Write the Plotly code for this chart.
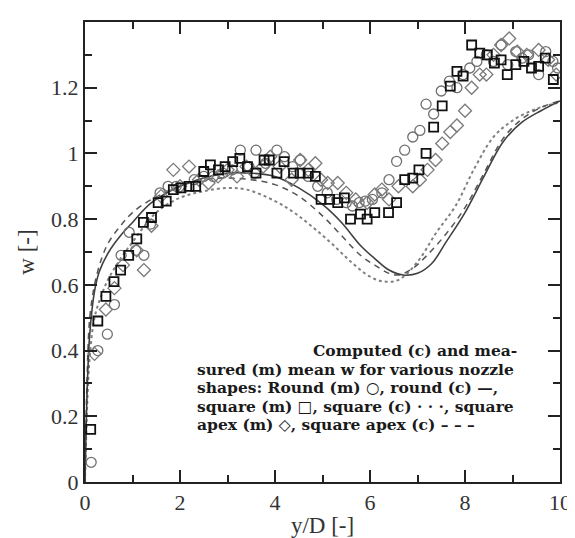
import plotly.graph_objects as go

# ---- measured data (y/D, w) ----
round_m_x = [0.13, 0.27, 0.47, 0.62, 0.76, 0.93, 1.07, 1.24, 1.38, 1.58, 1.75, 1.92, 2.3, 2.5, 2.7, 2.9, 3.1,
             3.27, 3.45, 3.6, 3.8, 4.04, 4.2, 4.37, 4.53, 4.7, 4.9, 5.1, 5.3, 5.5, 5.63, 5.77, 5.9, 6.05,
             6.25, 6.4, 6.56, 6.73, 6.9, 7.05, 7.18, 7.34, 7.5, 7.67, 7.83, 7.96, 8.1, 8.25, 8.45, 8.6,
             8.76, 8.9, 9.07, 9.2, 9.34, 9.55, 9.7, 9.85, 9.95]
round_m_y = [0.06, 0.40, 0.45, 0.54, 0.69, 0.76, 0.705, 0.69, 0.785, 0.88, 0.90, 0.90, 0.92, 0.93, 0.93, 0.94, 0.95,
             1.01, 0.96, 1.01, 0.97, 1.01, 0.99, 0.96, 0.98, 0.93, 0.90, 0.88, 0.86, 0.85, 0.84, 0.85, 0.855, 0.86,
             0.88, 0.92, 0.976, 1.01, 1.05, 1.07, 1.15, 1.12, 1.19, 1.22, 1.20, 1.24, 1.26, 1.28, 1.30, 1.28,
             1.33, 1.27, 1.31, 1.29, 1.30, 1.24, 1.31, 1.28, 1.26]

square_m_x = [0.12, 0.27, 0.44, 0.61, 0.75, 0.92, 1.09, 1.23, 1.40, 1.54, 1.71, 1.86, 2.02, 2.19, 2.33, 2.5,
              2.64, 2.81, 2.95, 3.11, 3.26, 3.42, 3.6, 3.77, 3.88, 4.04, 4.19, 4.39, 4.53, 4.7, 4.85, 4.97,
              5.15, 5.32, 5.46, 5.59, 5.8, 5.94, 6.1, 6.39, 6.56, 6.73, 6.9, 7.03, 7.18, 7.34, 7.52, 7.69,
              7.83, 7.96, 8.14, 8.31, 8.47, 8.62, 8.76, 8.89, 9.07, 9.24, 9.4, 9.55, 9.69, 9.86]
square_m_y = [0.16, 0.49, 0.565, 0.61, 0.645, 0.69, 0.74, 0.79, 0.805, 0.85, 0.855, 0.89, 0.895, 0.90, 0.90, 0.945,
              0.965, 0.95, 0.96, 0.975, 0.985, 0.96, 0.94, 0.98, 0.98, 0.94, 0.975, 0.94, 0.94, 0.94, 0.93, 0.86,
              0.86, 0.85, 0.865, 0.80, 0.815, 0.80, 0.82, 0.82, 0.85, 0.92, 0.925, 0.95, 1.0, 1.08, 1.145, 1.205,
              1.25, 1.235, 1.33, 1.305, 1.30, 1.275, 1.285, 1.24, 1.27, 1.28, 1.26, 1.265, 1.29, 1.225]

apex_m_x = [0.2, 0.44, 0.62, 0.8, 1.09, 1.24, 1.4, 1.6, 1.86, 2.0, 2.19, 2.4, 2.6, 2.8, 3.0, 3.2, 3.4, 3.57,
            3.75, 3.9, 4.1, 4.35, 4.53, 4.7, 4.85, 4.97, 5.11, 5.32, 5.5, 5.7, 5.94, 6.1, 6.25, 6.4, 6.6,
            6.9, 7.05, 7.21, 7.38, 7.52, 7.69, 7.83, 8.0, 8.14, 8.31, 8.45, 8.6, 8.76, 8.93, 9.1, 9.3,
            9.55, 9.75, 9.92]
apex_m_y = [0.39, 0.525, 0.59, 0.66, 0.705, 0.645, 0.78, 0.87, 0.95, 0.90, 0.96, 0.92, 0.91, 0.93, 0.95, 0.93,
            0.96, 0.94, 0.96, 0.99, 0.96, 0.92, 0.98, 0.95, 0.97, 0.92, 0.91, 0.91, 0.88, 0.86, 0.85, 0.875,
            0.89, 0.86, 0.90, 0.90, 0.92, 0.95, 0.98, 1.03, 1.065, 1.085, 1.13, 1.20, 1.24, 1.24, 1.30, 1.33,
            1.35, 1.31, 1.30, 1.315, 1.285, 1.24]

# ---- computed curves ----
round_c_x = [0, 0.05, 0.1, 0.2, 0.3, 0.5, 0.75, 1.0, 1.4, 2.0, 2.5, 3.0, 3.5, 4.0, 4.5, 5.0, 5.4, 5.8,
             6.1, 6.4, 6.7, 7.0, 7.3, 7.6, 8.0, 8.4, 8.8, 9.2, 9.6, 10.0]
round_c_y = [0.0, 0.3, 0.45, 0.58, 0.64, 0.70, 0.75, 0.79, 0.85, 0.90, 0.925, 0.94, 0.94, 0.93, 0.895, 0.845,
             0.79, 0.72, 0.68, 0.645, 0.63, 0.635, 0.665, 0.73, 0.82, 0.93, 1.035, 1.095, 1.13, 1.16]

apex_c_x = [0, 0.05, 0.1, 0.2, 0.35, 0.5, 0.75, 1.0, 1.4, 2.0, 2.5, 3.0, 3.5, 4.0, 4.5, 5.0, 5.4, 5.8,
            6.1, 6.4, 6.6, 6.9, 7.2, 7.6, 8.0, 8.4, 8.8, 9.2, 9.6, 10.0]
apex_c_y = [0.0, 0.35, 0.5, 0.6, 0.68, 0.73, 0.78, 0.82, 0.86, 0.90, 0.92, 0.925, 0.92, 0.905, 0.87, 0.81,
            0.75, 0.69, 0.66, 0.635, 0.63, 0.65, 0.69, 0.755, 0.835, 0.94, 1.045, 1.105, 1.14, 1.16]

square_c_x = [0, 0.05, 0.1, 0.2, 0.35, 0.5, 0.75, 1.0, 1.5, 2.0, 2.5, 3.0, 3.4, 4.0, 4.4, 4.8, 5.2, 5.6,
              6.0, 6.3, 6.6, 7.0, 7.4, 7.8, 8.2, 8.6, 9.0, 9.4, 9.7, 10.0]
square_c_y = [0.0, 0.25, 0.38, 0.5, 0.57, 0.62, 0.68, 0.73, 0.82, 0.865, 0.885, 0.895, 0.89, 0.855, 0.82,
              0.775, 0.725, 0.67, 0.625, 0.61, 0.615, 0.67, 0.76, 0.84, 0.955, 1.05, 1.10, 1.13, 1.145, 1.155]

x_ticks = [0, 2, 4, 6, 8, 10]
x_ticklabels = ["0", "2", "4", "6", "8", "10"]
y_ticks = [0, 0.2, 0.4, 0.6, 0.8, 1.0, 1.2]
y_ticklabels = ["0", "0.2", "0.4", "0.6", "0.8", "1", "1.2"]

caption_lines = [
    "Computed (c) and mea-",
    "sured (m) mean w for various nozzle",
    "shapes: Round (m) ○, round (c) —,",
    "square (m) □, square (c) · · ·, square",
    "apex (m) ◇, square apex (c) – – –",
]

fig = go.Figure()

fig.add_trace(go.Scatter(x=square_c_x, y=square_c_y, mode="lines", line_shape="spline",
                         line=dict(color="#808080", width=2, dash="dot"), showlegend=False))
fig.add_trace(go.Scatter(x=apex_c_x, y=apex_c_y, mode="lines", line_shape="spline",
                         line=dict(color="#555555", width=1.5, dash="6px,5px"), showlegend=False))
fig.add_trace(go.Scatter(x=round_c_x, y=round_c_y, mode="lines", line_shape="spline",
                         line=dict(color="#404040", width=1.6), showlegend=False))

fig.add_trace(go.Scatter(x=round_m_x, y=round_m_y, mode="markers",
                         marker=dict(symbol="circle-open", size=10, color="#707070", line=dict(width=1.3)),
                         showlegend=False))
fig.add_trace(go.Scatter(x=apex_m_x, y=apex_m_y, mode="markers",
                         marker=dict(symbol="diamond-open", size=10, color="#7a7a7a", line=dict(width=1.3)),
                         showlegend=False))
fig.add_trace(go.Scatter(x=square_m_x, y=square_m_y, mode="markers",
                         marker=dict(symbol="square-open", size=9, color="#111111", line=dict(width=1.8)),
                         showlegend=False))

axis_common = dict(showgrid=False, zeroline=False, showline=True, linecolor="#222222", linewidth=2,
                   mirror="allticks", ticks="inside", ticklen=12, tickwidth=2, tickcolor="#222222",
                   tickfont=dict(family="Liberation Serif", size=22, color="#333333"))

fig.update_xaxes(range=[0, 10], tickvals=x_ticks, ticktext=x_ticklabels,
                 minor=dict(ticks="inside", ticklen=7, tickwidth=1.5, tickcolor="#222222", dtick=1, tick0=0),
                 title=dict(text="y/D [-]", font=dict(family="Liberation Serif", size=23, color="#333333"),
                            standoff=2),
                 **axis_common)
fig.update_yaxes(range=[0, 1.4], tickvals=y_ticks, ticktext=y_ticklabels,
                 minor=dict(ticks="inside", ticklen=7, tickwidth=1.5, tickcolor="#222222", dtick=0.1, tick0=0),
                 title=dict(text="w [-]", font=dict(family="Liberation Serif", size=23, color="#333333"),
                            standoff=10),
                 **axis_common)

# caption block positioned in paper coordinates
px_left, px_right = 77, 562
py_top, py_bot = 13, 487
def pxx(p):
    return (p - px_left) / (px_right - px_left)
def pyy(p):
    return (py_bot - p) / (py_bot - py_top)

line_centers = [352, 371, 390, 409, 428]
for i, (txt, cy) in enumerate(zip(caption_lines, line_centers)):
    if i == 0:
        fig.add_annotation(x=pxx(520), y=pyy(cy), xref="paper", yref="paper", text="<b>" + txt + "</b>",
                           showarrow=False, xanchor="right", yanchor="middle",
                           font=dict(family="DejaVu Serif", size=15.5, color="#1a1a1a"))
    else:
        fig.add_annotation(x=pxx(189), y=pyy(cy), xref="paper", yref="paper", text="<b>" + txt + "</b>",
                           showarrow=False, xanchor="left", yanchor="middle",
                           font=dict(family="DejaVu Serif", size=15.5, color="#1a1a1a"))

fig.update_layout(width=575, height=538, margin=dict(l=77, r=13, t=13, b=51),
                  plot_bgcolor="white", paper_bgcolor="white")

fig.write_html("out.html")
========================================
Give again, word for word, every line from the top of the data through the line with "import plotly.graph_objects as go", both ends included, and exclude the pictures.

Write the Plotly code for this chart.
import plotly.graph_objects as go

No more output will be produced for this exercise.